The rear wing requires the removal of the third brake light, which may scare some DIYers off. It's unfortunate because the wing, in our opinion, is the highlight of the entire kit. Taking cues from the legendary Mugen CR-X wing of the late 80s/early 90s, the C-West version carries the body lines straight off of the rear hatch, and curves down to each taillight in a graceful manner that stretches the car out significantly. Installation revolves around removing the third brake light and the black plastic trim that sits just behind the rear window, and using the factory holes to secure the new wing with supplied bolts. Fitment is factory-fresh; in fact, it couldn't be any better.

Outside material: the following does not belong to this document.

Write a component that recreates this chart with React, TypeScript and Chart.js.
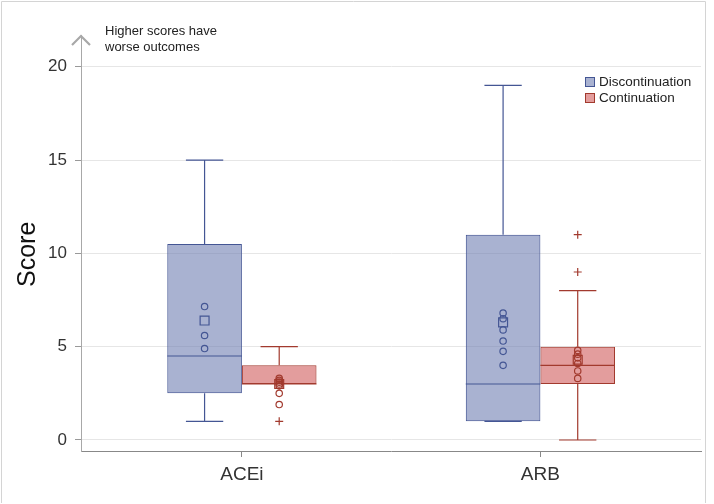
import React, { useEffect, useRef } from 'react';
import { Chart, registerables } from 'chart.js';

Chart.register(...registerables);

const categories = ['ACEi', 'ARB'];
const seriesNames = ['Discontinuation', 'Continuation'];
const yTicks = [0, 5, 10, 15, 20];

// Discontinuation (blue)
const discMin = [1, 1];
const discQ1 = [2.5, 1];
const discMedian = [4.5, 3];
const discQ3 = [10.5, 11];
const discMax = [15, 19];
const discMean = [6.4, 6.3];
const discPoints = [
  [7.15, 5.6, 4.9],
  [6.8, 6.5, 5.9, 5.3, 4.75, 4.0],
];
const discOutliers: number[][] = [[], []];

// Continuation (red)
const contMin = [3, 0];
const contQ1 = [3, 3];
const contMedian = [3, 4];
const contQ3 = [4, 5];
const contMax = [5, 8];
const contMean = [3.0, 4.3];
const contPoints = [
  [3.3, 3.2, 3.1, 3.0, 2.9, 2.5, 1.9],
  [4.8, 4.6, 4.4, 4.1, 3.7, 3.3],
];
const contOutliers = [[1], [11, 9]];

const FONT = "'Liberation Sans', Arial, Helvetica, sans-serif";
const FILLS = ['rgba(111,126,179,0.6)', 'rgba(208,91,91,0.6)'];
const LINES = ['#445694', '#A23A2E'];
const OFFSETS = [-0.125, 0.125];
const HALF_BOX = 0.125;
const CAP = 0.0625;

type Stats = {
  min: number[]; q1: number[]; med: number[]; q3: number[]; max: number[];
  mean: number[]; pts: number[][]; out: number[][];
};

const series: Stats[] = [
  { min: discMin, q1: discQ1, med: discMedian, q3: discQ3, max: discMax, mean: discMean, pts: discPoints, out: discOutliers },
  { min: contMin, q1: contQ1, med: contMedian, q3: contQ3, max: contMax, mean: contMean, pts: contPoints, out: contOutliers },
];

function buildDatasets(): any[] {
  const ds: any[] = [];
  series.forEach((s, k) => {
    ds.push({
      type: 'bar',
      label: seriesNames[k],
      data: categories.map((_, i) => ({ x: i, y: [s.q1[i], s.q3[i]] })),
      backgroundColor: FILLS[k],
      borderColor: LINES[k],
      borderWidth: 1,
      borderSkipped: false,
      barPercentage: 1,
      categoryPercentage: 0.5,
      order: 10,
    });
  });
  series.forEach((s, k) => {
    const pts: any[] = [];
    categories.forEach((_, i) => {
      const c = i + OFFSETS[k];
      const gap = { x: c, y: null };
      pts.push({ x: c, y: s.q3[i] }, { x: c, y: s.max[i] }, gap);
      pts.push({ x: c - CAP, y: s.max[i] }, { x: c + CAP, y: s.max[i] }, gap);
      pts.push({ x: c, y: s.q1[i] }, { x: c, y: s.min[i] }, gap);
      pts.push({ x: c - CAP, y: s.min[i] }, { x: c + CAP, y: s.min[i] }, gap);
      pts.push({ x: c - HALF_BOX, y: s.med[i] }, { x: c + HALF_BOX, y: s.med[i] }, gap);
    });
    ds.push({
      type: 'line',
      label: seriesNames[k] + ' whiskers',
      data: pts,
      borderColor: LINES[k],
      borderWidth: 1.2,
      pointRadius: 0,
      spanGaps: false,
      tension: 0,
      fill: false,
      order: 5,
    });
  });
  series.forEach((s, k) => {
    const circles: any[] = [];
    const means: any[] = [];
    const outs: any[] = [];
    categories.forEach((_, i) => {
      const c = i + OFFSETS[k];
      s.pts[i].forEach((v) => circles.push({ x: c, y: v }));
      means.push({ x: c, y: s.mean[i] });
      s.out[i].forEach((v) => outs.push({ x: c, y: v }));
    });
    ds.push({
      type: 'scatter', label: seriesNames[k] + ' points', data: circles,
      pointStyle: 'circle', pointRadius: 3.2, borderWidth: 1.2,
      borderColor: LINES[k], backgroundColor: 'rgba(0,0,0,0)', order: 1,
    });
    ds.push({
      type: 'scatter', label: seriesNames[k] + ' mean', data: means,
      pointStyle: 'rect', pointRadius: 6.3, borderWidth: 1.2,
      borderColor: LINES[k], backgroundColor: 'rgba(0,0,0,0)', order: 1,
    });
    ds.push({
      type: 'scatter', label: seriesNames[k] + ' outliers', data: outs,
      pointStyle: 'cross', pointRadius: 4, borderWidth: 1.2,
      borderColor: LINES[k], backgroundColor: 'rgba(0,0,0,0)', order: 1,
    });
  });
  return ds;
}

const decorPlugin = {
  id: 'decor',
  afterDraw(chart: any) {
    const ctx = chart.ctx as CanvasRenderingContext2D;
    const area = chart.chartArea;
    const yScale = chart.scales.y;
    ctx.save();
    // frame
    ctx.strokeStyle = '#d4d4d4';
    ctx.lineWidth = 1;
    ctx.beginPath();
    ctx.moveTo(1.5, 503);
    ctx.lineTo(1.5, 1.5);
    ctx.lineTo(705.5, 1.5);
    ctx.lineTo(705.5, 503);
    ctx.stroke();
    // arrow at top of y axis
    const ax = area.left;
    ctx.strokeStyle = '#a8a8a8';
    ctx.lineWidth = 2.2;
    ctx.beginPath();
    ctx.moveTo(ax - 9, area.top + 10);
    ctx.lineTo(ax, area.top + 1);
    ctx.lineTo(ax + 9, area.top + 10);
    ctx.stroke();
    // annotation
    ctx.fillStyle = '#222';
    ctx.font = `13px ${FONT}`;
    ctx.textAlign = 'left';
    ctx.textBaseline = 'middle';
    ctx.fillText('Higher scores have', 105, 31);
    ctx.fillText('worse outcomes', 105, 47);
    // legend
    ctx.font = `13.5px ${FONT}`;
    seriesNames.forEach((name, k) => {
      const y = 82 + k * 16;
      ctx.fillStyle = FILLS[k];
      ctx.fillRect(585, y - 5, 10, 10);
      ctx.strokeStyle = LINES[k];
      ctx.lineWidth = 1;
      ctx.strokeRect(585.5, y - 4.5, 9, 9);
      ctx.fillStyle = '#222';
      ctx.fillText(name, 599, y + 0.5);
    });
    // y axis title
    ctx.translate(28, (yScale.getPixelForValue(10) + 1));
    ctx.rotate(-Math.PI / 2);
    ctx.textAlign = 'center';
    ctx.textBaseline = 'middle';
    ctx.font = `25px ${FONT}`;
    ctx.fillStyle = '#111';
    ctx.fillText('Score', 0, 0);
    ctx.restore();
  },
};

export default function App() {
  const ref = useRef<HTMLCanvasElement | null>(null);
  useEffect(() => {
    if (!ref.current) return;
    Chart.defaults.font.family = FONT;
    const chart = new Chart(ref.current, {
      type: 'bar',
      data: { datasets: buildDatasets() },
      options: {
        animation: false,
        responsive: true,
        maintainAspectRatio: false,
        layout: { padding: { top: 35, right: 13, left: 0, bottom: 0 } },
        plugins: { legend: { display: false }, tooltip: { enabled: false } },
        scales: {
          x: {
            type: 'linear',
            offset: false,
            min: -0.539,
            max: 1.538,
            afterBuildTicks: (s: any) => { s.ticks = categories.map((_, i) => ({ value: i })); },
            afterFit: (s: any) => { s.height = 53; },
            ticks: {
              callback: (v: any) => categories[Number(v)] ?? '',
              font: { size: 19 },
              color: '#333',
              padding: 6,
              maxRotation: 0,
            },
            grid: { offset: false, drawOnChartArea: false, drawTicks: true, tickLength: 6, tickColor: '#888', color: '#888' },
            border: { display: true, color: '#888', width: 1 },
          },
          y: {
            type: 'linear',
            min: -0.59,
            max: 21.7,
            afterBuildTicks: (s: any) => { s.ticks = yTicks.map((v) => ({ value: v })); },
            afterFit: (s: any) => { s.width = 81; },
            ticks: { font: { size: 17 }, color: '#333', padding: 8 },
            grid: { color: '#e6e6e6', tickColor: '#999', tickLength: 6 },
            border: { display: true, color: '#a8a8a8', width: 1 },
          },
        },
      } as any,
      plugins: [decorPlugin],
    });
    return () => chart.destroy();
  }, []);
  return (
    <div style={{ position: 'fixed', left: 0, top: 0, width: 714, height: 504, background: '#fff' }}>
      <canvas ref={ref} />
    </div>
  );
}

This brings us to the rear bumper. The two things we didn't consider at the beginning of the installation were; 1) the U.S. CR-Z most likely uses a much different rear crash bar, and 2) the U.S. rear crash bar doesn't have provisions for rear reflectors (at least ones mounted this high). With the removal for the factory bumper insert, it was obvious the C-West piece wasn't going to fit. Kel of Evasive pulled out his handy cutoff wheel and solved the reflector recess problem with just a few minutes of careful cutting. He also went to work on the exhaust cutout area as our HKS muffler wouldn't cooperate with the C-West opening. The crash bar issue wasn't so simple to fix. Rather than remove the crash bar completely, we did our best to "encourage" the rear bumper add-on to fit properly. Though it's safely installed, we do have a gap on either side where the kit meets the bumper in the mud flap area, as well as a slight gap in the middle. It's something we can live with, but if we could do it all over again with more time, we'd definitely have a body shop fit everything properly, make the necessary adjustments and modifications, and then paint and install it. Regardless, the C-West kit is striking to say the least. Extremely sharp lines give our project CR-Z a "moving even while parked" look with a sleek, stretched, and bulked-up body. As if bystanders weren't confused enough about what car they're looking at, they're really thrown off by the new, much more aggressive appearance as compared to stock models.